Travaux d’étanchéité : leur caractère limité s’oppose à l’application de la garantie décennale.
Travaux d’étanchéité : malgré des infiltrations, la Cour de Cassation rejette dans un arrêt toute responsabilité de l’entreprise, qu’elle soit décennale, contractuelle ou fondée sur l’obligation de conseil (3ème Civ, 28 février 2018, n° 17-13478).
Une société industrielle a commandé des travaux d’étanchéité des chéneaux de la toiture d’un de ses bâtiments, avec remise en état des vitrages. Alléguant l’existence d’infiltrations, le maître d’ouvrage a assigné le constructeur et son sous-traitant, ainsi que leurs assureurs, en expertise puis en indemnisation.
Ses demandes ont été rejetées par la Cour d’Appel, et la société a formé un pourvoi en cassation.
La Troisième Chambre Civile a rejeté l’ensemble des moyens présentés par le maître d’ouvrage, écartant ainsi toute responsabilité de l’entreprise.
En premier lieu, la Cour de Cassation a confirmé que les travaux d’étanchéité litigieux ne pouvaient pas bénéficier de la garantie décennale, dès lors qu’ils étaient d’une importance modeste, sans incorporation de matériaux nouveaux à l’ouvrage.
Les Juges ont souligné que lesdits travaux correspondaient à une réparation limitée dans l’attente de l’inéluctable réfection complète d’une toiture à la vétusté manifeste, et ne caractérisaient pas un élément constitutif de l’ouvrage.
La Haute Juridiction a donc approuvé la Cour d’Appel qui en a déduit que les travaux ne constituaient pas un ouvrage (pour un rappel de cette notion voir cet article) et qu’il convenait d’écarter l’application du régime de responsabilité décennale institué par l’article 1792 du Code Civil.
En deuxième lieu, le maître d’ouvrage a tenté d’obtenir la condamnation du constructeur sur le fondement de sa responsabilité contractuelle, à défaut de pouvoir obtenir sa garantie décennale.
L’expert judiciaire avait constaté que les fuites provenaient de l’absence d’étanchéité aux jonctions entre les vitrages et les chéneaux.

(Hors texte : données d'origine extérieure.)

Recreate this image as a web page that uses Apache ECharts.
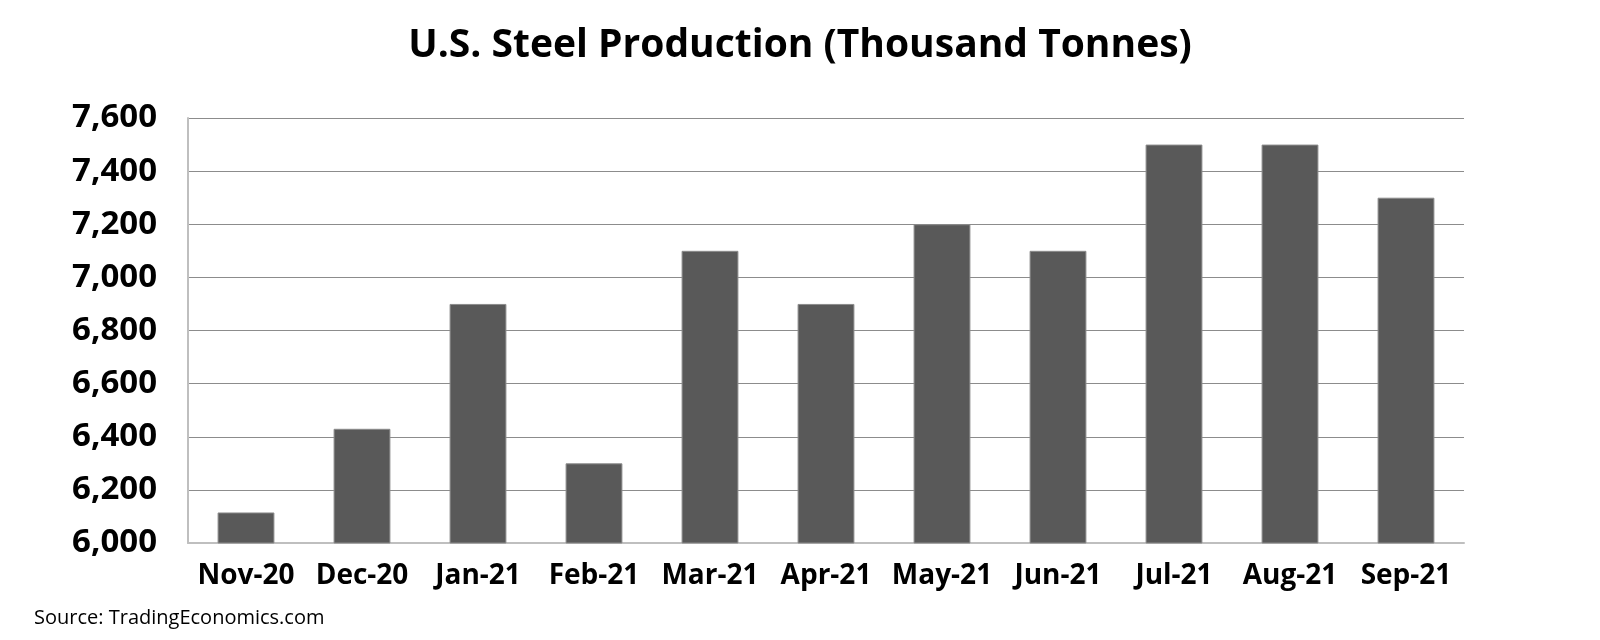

Or les travaux litigieux n’ont pas porté sur ces espaces, si bien que les magistrats ont estimé que les fuites étaient sans lien avec les travaux prévus au devis et exécutés.
Cette position a été confirmée par la Cour de Cassation, qui a rejeté le moyen et a écarté la responsabilité contractuelle de l’entreprise.
En dernier lieu, la société industrielle s’est efforcée de voir sanctionner le devoir de conseil de l’étancheur.
Elle a pour cela souligné le fait que le constructeur avait limité son intervention à la seule réfection de l’étanchéité des chéneaux et vitrages, sans lui recommander d’autres solutions ni l’aviser des risques induits par le fait de s’en tenir aux prestations définies dans le devis.
La Cour de Cassation a toutefois relevé que le maître d’ouvrage disposait d’un service de maintenance et qu’il connaissait l’état de grande vétusté de la couverture, dont les fuites alléguées n’étaient que la conséquence manifeste.
La Haute Juridiction a conclu qu’ayant fait intervenir l’étancheur pour de simples réparations, le maître d’ouvrage ne pouvait prétendre que son attention aurait dû être attirée sur la nécessité de faire davantage de travaux.
Les magistrats ont ainsi estimé que le manquement de l’entreprise d’étanchéité à son devoir de conseil n’était pas démontré.
En cela, la Cour n’a pas suivi les conclusions de l’expert judiciaire, qui avait reproché au constructeur de n’avoir pas recommandé de faire aussi des travaux au niveau de cet espace de liaison entre les vitrages et les chéneaux.
En résumé, le maître d’ouvrage n’est pas parvenu à engager la responsabilité de l’entreprise, sur quelque fondement que ce soit, et cela est assez rare pour être souligné.
Bien sûr, cet arrêt ne peut être généralisé à tous les travaux d’étanchéité, et la position de la Cour de Cassation n’est applicable qu’aux faits d’espèce.
Toutefois, on peut se demander si cet arrêt n’est pas un assouplissement de la posture de la Juridiction Suprême relative au devoir de conseil des constructeurs.